I haven’t read the thread (it’s 12 pages, sorry, it’s a bit long), but I feel like this take is worth bringing up.

How much eyewitness testimony would you need to convince you that people are being abducted by aliens? How many individual testimonies would you need to be able to say, “Okay, yeah, I buy it, people are, in fact, being abducted by aliens”? Five? Ten? A hundred? If you look, you can find dozens if not hundreds of people who will testify that they were abducted. Not ancient documents of questionable veracity which may or may not actually add up to anything, but actual living, breathing people. And for the most part, those people won’t compound those testimonies with other bizarre, unreasonable claims.

And yet, I think that most people who believe that the resurrection of Jesus happened based on eyewitness testimony would consider the idea of believing UFO abduction testimonials rather absurd.

Our standard of evidence for things way outside the realm of the plausible has to be a lot higher than mere eyewitness testimony.

Kate McKinnon, or the being of many names I have only seen on TV, would be a national treasure, were she real. Which I’m not absolutely sure of.

I wonder who would have been watching the tomb. I mean, they put his body in there probably around 8 or 9 pm on Friday night and then went to observe the first Sabbath of Passover. One should expect that there was no one at the tomb until Sunday. So we have no idea how long he was dead because no one saw him get up. The Greys could have begun surgery on him fairly quickly after everyone left and had him up and moving about even before midnight and then been on their way back to their saucer.

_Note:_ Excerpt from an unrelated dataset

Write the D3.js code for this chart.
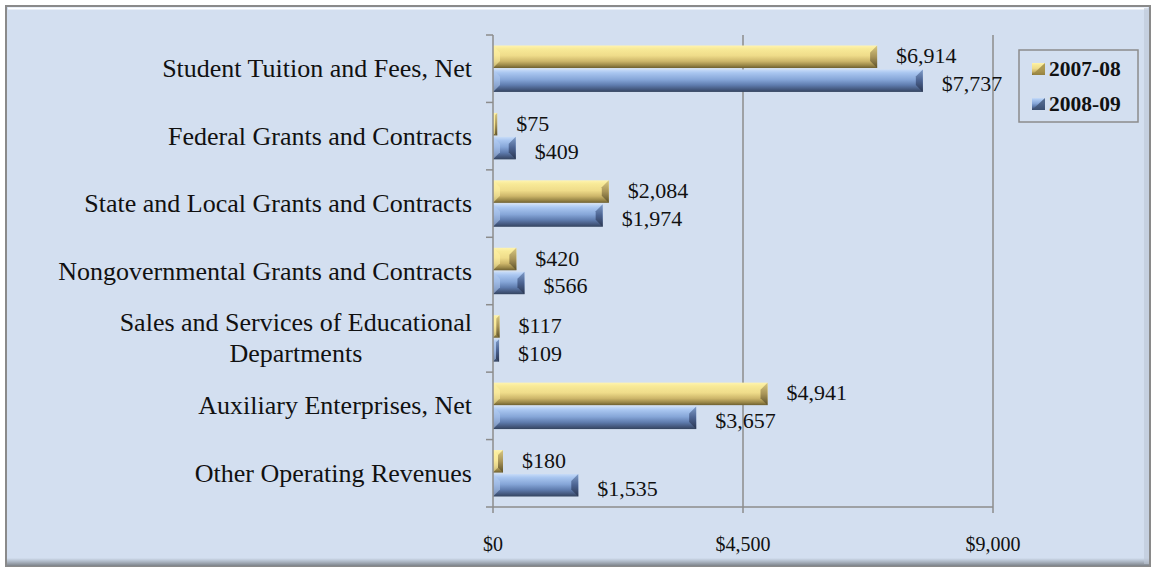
<!DOCTYPE html>
<html><head><meta charset="utf-8">
<script src="https://cdn.jsdelivr.net/npm/d3@7"></script>
<style>body{margin:0;background:#fff;}svg{display:block;}</style>
</head><body>
<svg id="chart" width="1153" height="572"></svg>
<script>
const categories = ["Student Tuition and Fees, Net","Federal Grants and Contracts","State and Local Grants and Contracts","Nongovernmental Grants and Contracts","Sales and Services of Educational Departments","Auxiliary Enterprises, Net","Other Operating Revenues"];
const seriesNames = ["2007-08","2008-09"];
const values0708 = [6914,75,2084,420,117,4941,180];
const values0809 = [7737,409,1974,566,109,3657,1535];
const tickValues = [0,4500,9000];

const svg = d3.select("#chart");
const serif = "'Liberation Serif','Times New Roman',serif";
const defs = svg.append("defs");
function grad(id, stops, vertical=true){
  const g = defs.append("linearGradient").attr("id",id)
    .attr("x1",0).attr("y1",0).attr("x2",vertical?0:1).attr("y2",vertical?1:0);
  stops.forEach(s=>g.append("stop").attr("offset",s[0]).attr("stop-color",s[1]));
}
grad("gy",[[0,"#fff4b0"],[0.15,"#f8ea98"],[0.45,"#efdc8a"],[0.7,"#cdb66a"],[0.88,"#9a8748"],[1,"#6e6030"]]);
grad("gb",[[0,"#c8dcf8"],[0.15,"#a9c6f0"],[0.45,"#86a6d8"],[0.7,"#5f7cae"],[0.88,"#45597f"],[1,"#34445f"]]);
grad("gye",[[0,"#d8c880"],[0.5,"#a89458"],[1,"#5c5028"]]);
grad("gbe",[[0,"#7f9cc8"],[0.5,"#4b6290"],[1,"#2a3650"]]);
grad("frameBottom",[[0,"#d3dff0"],[0.5,"#a9b3c0"],[1,"#7d8288"]]);

// frame
svg.append("rect").attr("x",6).attr("y",6).attr("width",1144).attr("height",560)
  .attr("fill","#d3dff0").attr("stroke","#8a8a8a").attr("stroke-width",2);
svg.append("line").attr("x1",8).attr("x2",1148).attr("y1",8.5).attr("y2",8.5).attr("stroke","#ffffff").attr("stroke-width",2);
svg.append("rect").attr("x",7).attr("y",558).attr("width",1142).attr("height",8).attr("fill","url(#frameBottom)");
svg.append("rect").attr("x",1144).attr("y",8).attr("width",5).attr("height",556).attr("fill","#bcc7d6").attr("opacity",0.6);

const x = d3.scaleLinear().domain([0,9000]).range([493,993]);
const y0 = d3.scaleBand().domain(categories).range([35,507]).padding(0);
const y1 = d3.scaleBand().domain(seriesNames).range([10.5, y0.bandwidth()-10.5]).paddingInner(0.06);

// gridlines
svg.append("g").selectAll("line").data(tickValues.filter(v=>v>0)).join("line")
  .attr("x1",d=>x(d)).attr("x2",d=>x(d)).attr("y1",35).attr("y2",507)
  .attr("stroke","#8c8c8c").attr("stroke-width",1.5);

// bars
const data = categories.map((c,i)=>({c, vals:[{s:seriesNames[0],v:values0708[i]},{s:seriesNames[1],v:values0809[i]}]}));
const groups = svg.append("g").selectAll("g").data(data).join("g")
  .attr("transform",d=>`translate(0,${y0(d.c)})`);
groups.each(function(d){
  const g = d3.select(this);
  d.vals.forEach((e,k)=>{
    const yy = y1(e.s), h = y1.bandwidth(), x0 = x(0), w = x(e.v)-x(0);
    g.append("rect").attr("x",x0).attr("y",yy).attr("width",w).attr("height",h)
      .attr("fill",k===0?"url(#gy)":"url(#gb)");
    const b = Math.min(7, w/2);
    g.append("polygon").attr("points",`${x0+w-b},${yy+b} ${x0+w},${yy} ${x0+w},${yy+h} ${x0+w-b},${yy+h-b}`)
      .attr("fill",k===0?"url(#gye)":"url(#gbe)");
    g.append("polygon").attr("points",`${x0},${yy} ${x0+b},${yy+b} ${x0+b},${yy+h-b} ${x0},${yy+h}`)
      .attr("fill",k===0?"#fff2a8":"#b4ccf0").attr("opacity",0.55);
    g.append("text").attr("x",x(e.v)+19).attr("y",yy+h/2+(k===0?-1:3))
      .attr("dominant-baseline","central").attr("font-family",serif).attr("font-size",22)
      .attr("fill","#111").text(d3.format("$,")(e.v));
  });
});

// left axis
svg.append("line").attr("x1",493).attr("x2",493).attr("y1",35).attr("y2",507).attr("stroke","#8c8c8c").attr("stroke-width",1.5);
svg.append("g").selectAll("line").data(d3.range(categories.length+1)).join("line")
  .attr("x1",486).attr("x2",493)
  .attr("y1",i=>35+i*y0.step()).attr("y2",i=>35+i*y0.step())
  .attr("stroke","#8c8c8c").attr("stroke-width",1.5);
// bottom axis
svg.append("line").attr("x1",493).attr("x2",993).attr("y1",507).attr("y2",507).attr("stroke","#8c8c8c").attr("stroke-width",1.5);
svg.append("g").selectAll("line").data(tickValues).join("line")
  .attr("x1",d=>x(d)).attr("x2",d=>x(d)).attr("y1",507).attr("y2",513)
  .attr("stroke","#8c8c8c").attr("stroke-width",1.5);
svg.append("g").selectAll("text").data(tickValues).join("text")
  .attr("x",d=>x(d)).attr("y",544).attr("text-anchor","middle").attr("dominant-baseline","central")
  .attr("font-family",serif).attr("font-size",20).attr("fill","#111")
  .text(d=>d3.format("$,")(d));

// category labels
const labelLines = {"Sales and Services of Educational Departments":["Sales and Services of Educational","Departments"]};
categories.forEach(c=>{
  const lines = labelLines[c] || [c];
  const cy = y0(c)+y0.bandwidth()/2;
  const t = svg.append("text").attr("font-family",serif).attr("font-size",26).attr("fill","#111");
  const spans = lines.map((ln,i)=>t.append("tspan").attr("y",cy+(i-(lines.length-1)/2)*31).attr("dominant-baseline","central").text(ln));
  const widths = spans.map(s=>s.node().getComputedTextLength());
  const maxW = d3.max(widths);
  spans.forEach(s=>s.attr("x",472-maxW/2).attr("text-anchor","middle"));
});

// legend
const lg = svg.append("g");
lg.append("rect").attr("x",1019).attr("y",50).attr("width",119).attr("height",72)
  .attr("fill","#d3dff0").attr("stroke","#8c8c8c").attr("stroke-width",1.5);
seriesNames.forEach((s,i)=>{
  const yy = 69+i*35;
  lg.append("rect").attr("x",1032).attr("y",yy-6).attr("width",13).attr("height",12)
    .attr("fill",i===0?"url(#gy)":"url(#gb)");
  lg.append("polygon").attr("points",`${1032},${yy+6} ${1045},${yy-6} ${1045},${yy+6}`)
    .attr("fill",i===0?"#9c8844":"#3e5274").attr("opacity",0.8);
  lg.append("text").attr("x",1049).attr("y",yy).attr("dominant-baseline","central")
    .attr("font-family",serif).attr("font-weight","bold").attr("font-size",21.5).attr("fill","#111").text(s);
});
</script>
</body></html>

One of the issues is that the farther back in History you go, the harder it is to prove people exist. Kate McKinnon is easy - but pretty much anyone in the first world is easy given the amount of data we have on people and how much we try and prevent identity theft. You can prove my nineteen year old son exists - there is a birth certification, adoption paperwork filed in state court, passport information held by the State Department. Tax returns. Driver’s license. School records. Draft registration. Bank accounts. Employment records. A speeding ticket (or two). Plus a social media footprint, a few hundred living people who will say “yeah, I know him - I went to high school with him.” These are things that we know were created contemporaneously with his existence, which we know that it is difficult to fake, which are often held in official hands, across a wide variety of entities - banks, state governments, federal governments, school districts, corporations…

My great great grandmother it is far harder to prove she ever existed. She is a name in a Bible. There is a death certificate, but no birth certificate. There is a gravestone, and a parish marriage record - but no marriage license - it wasn’t needed back then. She never did anything of importance to show up in a contemporary newspaper. She was born on the Minnesota Prairie - and her parents were German immigrants - but we think they came in through Canada - not Ellis Island (Minnesota is full of “illegal” immigrants who landed in Canada and made there way here through Saskatchewan a hundred plus years ago - it was easier to get here that way).

The farther back you go, the harder it is to figure out who was real. Robin Hood, anyone? ( IMHO, probably based on several people - i.e. not real and yet more real than just myth). And then get into the specifics facts of their lives - it gets really hard. To make it worse, Historians pre-19th century (and frankly into the 19th century), often just made shit up to fill in the gaps - and ancient historians were particularly egregious - mixing history, hearsay and myth. It can be hard to tell with contemporary accounts what was known fact and what unsubstantiated gossip they recorded. We don’t know how or when the Princes in the Tower died - and one of them was king of England - we have contemporary unsubstantiated gossip that gives us quite a few ideas, but some of it conflicts.